**Exercise directions**
Return, unaltered, every line from the beginning of the material below up to and including the one with "STRIP_H = 70".

**Collected material**

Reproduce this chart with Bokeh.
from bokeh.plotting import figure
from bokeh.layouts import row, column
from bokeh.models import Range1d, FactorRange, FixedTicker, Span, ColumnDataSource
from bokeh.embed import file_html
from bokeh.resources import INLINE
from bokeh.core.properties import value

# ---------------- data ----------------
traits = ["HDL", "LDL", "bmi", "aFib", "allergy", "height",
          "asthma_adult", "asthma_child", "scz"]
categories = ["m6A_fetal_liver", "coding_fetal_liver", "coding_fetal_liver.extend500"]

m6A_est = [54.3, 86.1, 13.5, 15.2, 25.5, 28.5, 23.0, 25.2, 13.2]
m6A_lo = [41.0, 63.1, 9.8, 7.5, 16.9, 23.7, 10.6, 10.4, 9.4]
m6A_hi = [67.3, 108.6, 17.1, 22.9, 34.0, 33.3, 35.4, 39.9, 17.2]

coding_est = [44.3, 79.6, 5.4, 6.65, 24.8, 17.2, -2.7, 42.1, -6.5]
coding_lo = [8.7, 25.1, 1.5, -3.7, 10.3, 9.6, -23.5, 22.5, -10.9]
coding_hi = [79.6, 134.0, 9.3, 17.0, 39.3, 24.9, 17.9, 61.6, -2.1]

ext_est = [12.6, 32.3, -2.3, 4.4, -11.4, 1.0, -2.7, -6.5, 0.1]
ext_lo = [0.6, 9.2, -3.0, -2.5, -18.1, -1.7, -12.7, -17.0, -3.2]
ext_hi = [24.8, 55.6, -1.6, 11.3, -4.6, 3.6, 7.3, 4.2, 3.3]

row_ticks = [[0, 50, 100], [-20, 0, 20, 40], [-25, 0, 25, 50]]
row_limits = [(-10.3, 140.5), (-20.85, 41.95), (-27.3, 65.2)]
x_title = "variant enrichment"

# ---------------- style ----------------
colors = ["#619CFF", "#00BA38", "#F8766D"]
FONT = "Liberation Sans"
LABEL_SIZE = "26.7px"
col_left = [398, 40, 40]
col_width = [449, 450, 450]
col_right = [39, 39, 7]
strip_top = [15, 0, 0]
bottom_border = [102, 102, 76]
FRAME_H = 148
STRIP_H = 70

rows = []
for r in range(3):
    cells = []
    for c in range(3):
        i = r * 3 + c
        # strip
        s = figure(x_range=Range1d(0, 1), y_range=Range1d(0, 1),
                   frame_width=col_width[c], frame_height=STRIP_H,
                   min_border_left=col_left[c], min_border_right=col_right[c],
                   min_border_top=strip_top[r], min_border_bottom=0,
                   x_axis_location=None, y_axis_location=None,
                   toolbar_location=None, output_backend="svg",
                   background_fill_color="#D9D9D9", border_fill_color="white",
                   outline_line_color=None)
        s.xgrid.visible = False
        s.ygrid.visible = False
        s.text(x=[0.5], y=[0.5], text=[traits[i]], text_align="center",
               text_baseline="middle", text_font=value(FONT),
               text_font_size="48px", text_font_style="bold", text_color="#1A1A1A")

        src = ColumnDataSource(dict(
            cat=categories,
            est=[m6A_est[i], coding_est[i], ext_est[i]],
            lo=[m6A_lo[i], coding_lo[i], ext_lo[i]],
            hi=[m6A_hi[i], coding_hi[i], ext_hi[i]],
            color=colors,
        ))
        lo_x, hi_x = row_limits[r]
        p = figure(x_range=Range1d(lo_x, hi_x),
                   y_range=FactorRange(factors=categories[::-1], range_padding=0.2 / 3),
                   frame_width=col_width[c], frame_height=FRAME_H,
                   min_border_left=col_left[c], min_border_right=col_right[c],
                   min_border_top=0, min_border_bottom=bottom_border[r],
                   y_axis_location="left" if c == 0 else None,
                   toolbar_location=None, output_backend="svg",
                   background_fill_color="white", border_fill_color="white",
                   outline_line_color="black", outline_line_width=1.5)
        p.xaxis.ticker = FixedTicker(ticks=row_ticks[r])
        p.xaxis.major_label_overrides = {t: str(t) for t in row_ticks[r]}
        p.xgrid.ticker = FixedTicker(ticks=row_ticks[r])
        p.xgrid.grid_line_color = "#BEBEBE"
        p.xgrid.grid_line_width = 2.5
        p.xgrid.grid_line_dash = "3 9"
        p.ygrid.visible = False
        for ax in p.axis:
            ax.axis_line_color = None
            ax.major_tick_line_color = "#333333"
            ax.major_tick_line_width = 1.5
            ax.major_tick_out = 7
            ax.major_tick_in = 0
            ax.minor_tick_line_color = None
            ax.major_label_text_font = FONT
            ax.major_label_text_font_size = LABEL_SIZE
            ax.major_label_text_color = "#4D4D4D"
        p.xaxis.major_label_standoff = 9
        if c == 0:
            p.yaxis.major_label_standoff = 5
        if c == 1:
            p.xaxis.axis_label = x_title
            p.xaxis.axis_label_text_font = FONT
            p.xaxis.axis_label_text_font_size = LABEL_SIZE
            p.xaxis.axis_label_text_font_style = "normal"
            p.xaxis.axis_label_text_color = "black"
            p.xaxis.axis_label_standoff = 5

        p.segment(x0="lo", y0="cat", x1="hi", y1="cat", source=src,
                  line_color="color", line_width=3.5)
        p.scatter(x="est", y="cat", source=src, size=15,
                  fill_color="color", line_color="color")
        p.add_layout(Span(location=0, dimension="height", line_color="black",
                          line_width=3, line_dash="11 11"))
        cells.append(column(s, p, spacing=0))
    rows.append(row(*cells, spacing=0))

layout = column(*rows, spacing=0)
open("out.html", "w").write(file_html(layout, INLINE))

**Exercise answer**
Reproduce this chart with Bokeh.
from bokeh.plotting import figure
from bokeh.layouts import row, column
from bokeh.models import Range1d, FactorRange, FixedTicker, Span, ColumnDataSource
from bokeh.embed import file_html
from bokeh.resources import INLINE
from bokeh.core.properties import value

# ---------------- data ----------------
traits = ["HDL", "LDL", "bmi", "aFib", "allergy", "height",
          "asthma_adult", "asthma_child", "scz"]
categories = ["m6A_fetal_liver", "coding_fetal_liver", "coding_fetal_liver.extend500"]

m6A_est = [54.3, 86.1, 13.5, 15.2, 25.5, 28.5, 23.0, 25.2, 13.2]
m6A_lo = [41.0, 63.1, 9.8, 7.5, 16.9, 23.7, 10.6, 10.4, 9.4]
m6A_hi = [67.3, 108.6, 17.1, 22.9, 34.0, 33.3, 35.4, 39.9, 17.2]

coding_est = [44.3, 79.6, 5.4, 6.65, 24.8, 17.2, -2.7, 42.1, -6.5]
coding_lo = [8.7, 25.1, 1.5, -3.7, 10.3, 9.6, -23.5, 22.5, -10.9]
coding_hi = [79.6, 134.0, 9.3, 17.0, 39.3, 24.9, 17.9, 61.6, -2.1]

ext_est = [12.6, 32.3, -2.3, 4.4, -11.4, 1.0, -2.7, -6.5, 0.1]
ext_lo = [0.6, 9.2, -3.0, -2.5, -18.1, -1.7, -12.7, -17.0, -3.2]
ext_hi = [24.8, 55.6, -1.6, 11.3, -4.6, 3.6, 7.3, 4.2, 3.3]

row_ticks = [[0, 50, 100], [-20, 0, 20, 40], [-25, 0, 25, 50]]
row_limits = [(-10.3, 140.5), (-20.85, 41.95), (-27.3, 65.2)]
x_title = "variant enrichment"

# ---------------- style ----------------
colors = ["#619CFF", "#00BA38", "#F8766D"]
FONT = "Liberation Sans"
LABEL_SIZE = "26.7px"
col_left = [398, 40, 40]
col_width = [449, 450, 450]
col_right = [39, 39, 7]
strip_top = [15, 0, 0]
bottom_border = [102, 102, 76]
FRAME_H = 148
STRIP_H = 70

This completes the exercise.